First of all, I have no subjective problem. (Actually I doubt that I ever even had a 5 win streak...). I was merely trying to figure out why people complain about the rating system.
The
objective Problem (if you would consider that a problem) is the following:
(a) suppose you are correctly ranked at a 50% win rate
(b) You read a spectacular book, or attend a workshop, or there is any other singular event that leads you to believe that you have suddenly improved
(c) You go on a win streak of M games
(d) You make the null hypothesis "there was no improvement in rank"
Now: Probabilities are what is called "independent" I e. the probability of winning a game is not affected by the outcome of previous games. If it were, this type of calculation would not be applicable anyways. Because the probabilities are independent, whenever you start a series of games, the probability of winning M games in a row is 0.5^M
You might now define a threshold for that probability, say if it is less than 0.1%, I will reject the null hypothesis in favor of the alternative hypothesis ("There was a real improvement in rank").
Now to what I consider an objective problem: It will always take the same
number of games to come to that conclusion, independent of whether you have played 1000 games in the last month or 10 (because the probabilities are independent).
However: In the KGS ranking system, it does take a different number of games to get a promotion in dependence of how often you have played. (As was stated earlier: If you play at a constant rate, it will always take the same
time to get the promotion). So to rephrase a statement from my OP: If you play at a higher frequency, you need longer streaks to get promoted than if you play a lower frequency. That the frequency of the games affects how much each game “weighs” can be considered a flaw in the ranking system. (As I have learned in this thread is probably one that we have to live with because of the mentioned problem with asymmetric weights).
I would not go as far as to consider this “science”, but I do not see where this reasoning conflicts with or points to an unfamiliarity with either statistics or the scientific method.
Mike Novack wrote: a) Suppose in a prior period you won 50% of N games. You attend a workshop, study a book, etc. and presumably have improved. You now play a sequence of M games winning them all. Should your rank be upped to reflect that? (based upon M)
b) a) Suppose in a prior period you won 50% of N games ............................ .........................................You now play a sequence of M games winning them all. Should your rank be upped to reflect that? (based upon M)
"b" is the so called "null hypothesis" that the outcome was purely by random chance. Notice that if your rank is upped in case "b" that was the wrong thing to do.
The point I am trying to make here is that the lay person tends to grossly underestimate the size of M required to have it be unlikely that the observed outcome was pure chance. For example, suppose this class is attended by 32 people. More likely than not one of them would come home and win their next five games. That class really helped, didn't it. Nah, it was a class on baking.

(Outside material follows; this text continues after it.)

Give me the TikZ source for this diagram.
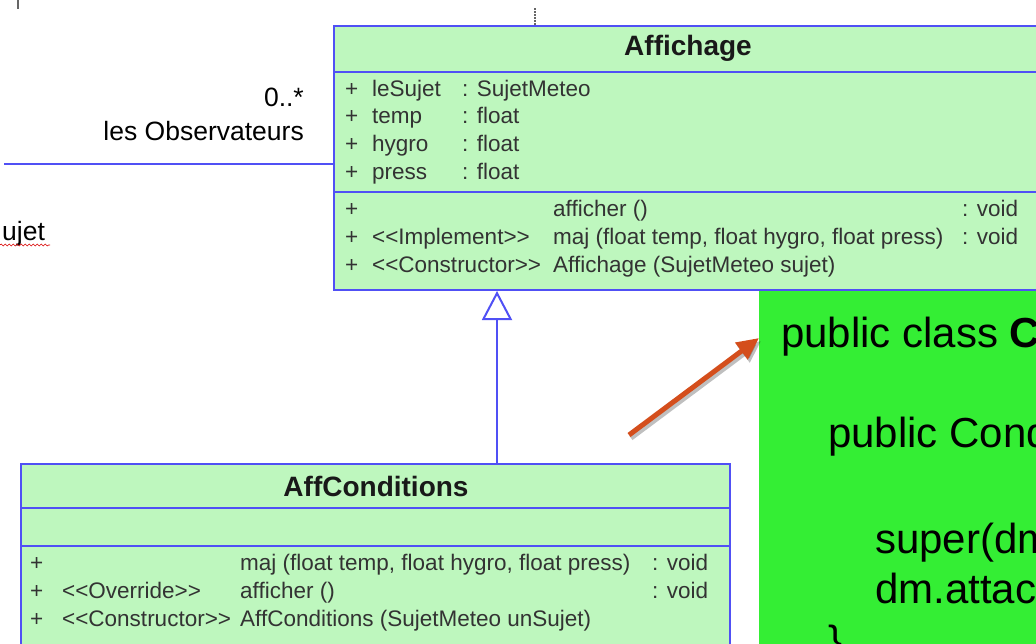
\documentclass[tikz,border=0pt]{standalone}
\usepackage{fontspec}
\setmainfont{Liberation Sans}
\usetikzlibrary{arrows.meta,positioning,decorations.pathmorphing}

\definecolor{umlfill}{RGB}{190,247,190}
\definecolor{umlline}{RGB}{80,80,245}
\definecolor{codegreen}{RGB}{52,238,52}
\definecolor{arrorange}{RGB}{212,78,28}

\newcommand{\umlstereo}[1]{<\kern0pt<#1>\kern0pt>}

\tikzset{
  umlbox/.style={draw=umlline, fill=umlfill, line width=2pt, anchor=north west, inner sep=0pt},
  umlsep/.style={draw=umlline, line width=2pt},
  umltitle/.style={font=\fontsize{28}{30}\selectfont\bfseries, text=black!90, anchor=base, inner sep=0pt},
  umltext/.style={font=\fontsize{22.5}{26}\selectfont, text=black!80, anchor=base west, inner sep=0pt},
  labeltext/.style={font=\fontsize{26.5}{30}\selectfont, anchor=base east, inner sep=0pt},
  codetext/.style={font=\fontsize{42}{48}\selectfont, anchor=base west, inner sep=0pt},
  genarrow/.style={draw=umlline, line width=2pt, -{Triangle[open, length=29pt, width=30pt, fill=white]}},
  pointer/.style={draw=arrorange, line width=5pt, -{Triangle[length=22pt, width=20pt]}}
}

\begin{document}
\begin{tikzpicture}[x=1pt, y=-1pt]
    \useasboundingbox (0,0) rectangle (1036,643);
    \clip (0,0) rectangle (1036,643);

    % Small marks at the top
    \draw[black!60, line width=1.5pt] (18,0) -- (18,9);
    \draw[black!60, line width=1.5pt, dash pattern=on 2pt off 1pt] (535,8) -- (535,25);

    % Class Affichage
    \node[umlbox, minimum width=800, minimum height=264] (affichage) at (333,25) {};
    \draw[umlsep] (333,72) -- (1140,72);
    \draw[umlsep] (333,192) -- (1140,192);
    \node[umltitle] (affTitle) at (688,55) {Affichage};

    \foreach \nom/\typ/\y in {leSujet/SujetMeteo/96, temp/float/123, hygro/float/151, press/float/179} {
        \node[umltext] (plus-\nom) at (345,\y) {+};
        \node[umltext] (att-\nom) at (372,\y) {\nom};
        \node[umltext] (type-\nom) at (462,\y) {: \typ};
    }

    \node[umltext] (opPlusA) at (345,216) {+};
    \node[umltext] (opAfficher) at (553,216) {afficher ()};
    \node[umltext] (opVoidA) at (962,216) {: void};
    \node[umltext] (opPlusB) at (345,244) {+};
    \node[umltext] (opImpl) at (372,244) {\umlstereo{Implement}};
    \node[umltext] (opMaj) at (553,244) {maj (float temp, float hygro, float press)};
    \node[umltext] (opVoidB) at (962,244) {: void};
    \node[umltext] (opPlusC) at (345,272) {+};
    \node[umltext] (opCons) at (372,272) {\umlstereo{Constructor}};
    \node[umltext] (opAffichage) at (553,272) {Affichage (SujetMeteo sujet)};

    % Association towards the observers
    \coordinate (assocEnd) at (4,164);
    \draw[umlsep] (assocEnd) -- (assocEnd -| affichage.west);
    \node[labeltext] (mult) at (304,106) {0..*};
    \node[labeltext] (role) at (304,140) {les Observateurs};

    % Cut text on the left
    \node[font=\fontsize{26.5}{30}\selectfont, anchor=base west, inner sep=0pt] (sujet) at (2,240) {ujet};
    \draw[red!85!black, line width=0.6pt, decorate, decoration={snake, amplitude=1pt, segment length=4pt}] (0,245) -- (50,245);

    % Class AffConditions
    \node[umlbox, minimum width=709, minimum height=250] (affcond) at (20,463) {};
    \draw[umlsep] (20,508) -- (729,508);
    \draw[umlsep] (20,546) -- (729,546);
    \node[umltitle] (condTitle) at (376,496) {AffConditions};

    \node[umltext] (cPlusA) at (30,570) {+};
    \node[umltext] (cMaj) at (240,570) {maj (float temp, float hygro, float press)};
    \node[umltext] (cVoidA) at (652,570) {: void};
    \node[umltext] (cPlusB) at (30,598) {+};
    \node[umltext] (cOver) at (62,598) {\umlstereo{Override}};
    \node[umltext] (cAfficher) at (240,598) {afficher ()};
    \node[umltext] (cVoidB) at (652,598) {: void};
    \node[umltext] (cPlusC) at (30,626) {+};
    \node[umltext] (cCons) at (62,626) {\umlstereo{Constructor}};
    \node[umltext] (cCtor) at (240,626) {AffConditions (SujetMeteo unSujet)};

    % Generalization
    \coordinate (gen) at (497,0);
    \draw[genarrow] (gen |- affcond.north) -- (gen |- affichage.south);

    % Code box
    \node[fill=codegreen, anchor=north west, minimum width=320, minimum height=400, inner sep=0pt] (code) at (759,291) {};
    \node[codetext] (line1) at (781,347) {public class \textbf{C}};
    \node[codetext] (line2) at (828,447) {public Cond};
    \node[codetext] (line3) at (875,553) {super(dm};
    \node[codetext] (line4) at (875,603) {dm.attac};
    \node[codetext] (line5) at (828,655) {\}};

    % Pointer to the code
    \coordinate (tail) at (629,435);
    \draw[pointer, draw=black, opacity=0.25, transform canvas={shift={(2pt,-3pt)}}] (tail) -- (code.west |- 0,338);
    \draw[pointer] (tail) -- (code.west |- 0,338);
\end{tikzpicture}
\end{document}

DISCLAIMER: The following discussion has nothing to do with ranking systems, specifically because a ranking system would not be able to consider if someone has attended a class or read a book or had a sudden improvement for some other reason. Probably the only reason I make this discussion is because I feel accused of not understanding statistics…
The flaw with the previous reasoning in the calculation with the null hypothesis is to some extent that it doesn’t account for the fact that there was a class or a book into account. In fact any streak of M won games in a row is treated exactly the same. I assume that is what Mike wants to say with (a) and (b).
If we want to account for the fact that there was a singular event that may have led to someone becoming stronger, we have to introduce an additional assumption. For the sake of this discussion let’s assume:
(a) Previous to the workshop, a person A is correctly rated and plays at an average win rate of 50%
(b) Attending the workshop means a 15% chance to improve to an average win rate of 75% (I guess this is one rank). In other words: Out of 100 attendees 15 will improve to a 75% win rate and 85 attendees will stay at the 50% win rate.
(c) after that workshop, person A plays a consecutive streak of 5 wins in a row.
The interesting question is now: Based on the observation of 5 won games in a row, did person A actually improve one rank or not? The null hypothesis approach does not help here, but using Bayesian statistics, we can still come to a conclusion. There are 4 possible outcomes after (a) and (b).
1:Person A has improved and goes on a 5 game win streak, 2: Person A has improved and does not win 5 games in a row, 3: Person A has not improved and goes on a 5 game win streak, 4: Person A has not improved and does not win 5 games in a row.
Since all the probabilities are known, the probability for each outcome can be calculated, e.g. the probability for outcome 1 is 0.15 (chance to improve in the workshop) * 0.75^5 (probability to win five games in a row at a 75% average win rate) = 3.5%. Other probabilities can be calculated in a similar way, the probability that the person did not improve in the workshop and got a 5 game win streak is 2.7 % (of course there is a 82% probability for not improving and not getting a 5 game win streak).
What is important now: We have observed the outcome “five wins in a row”, which means under the given assumptions it is actually more likely that the person has really improved than not. And even though winning 5 games in a row is a rather common event that happens by chance in 3% of all cases, and even though it is unlikely to improve by attending the workshop, the person may still correctly feel that he should get a promotion. (Everyone: Please do not start a discussion if this should be reflected in a ranking system… Read above disclaimer first)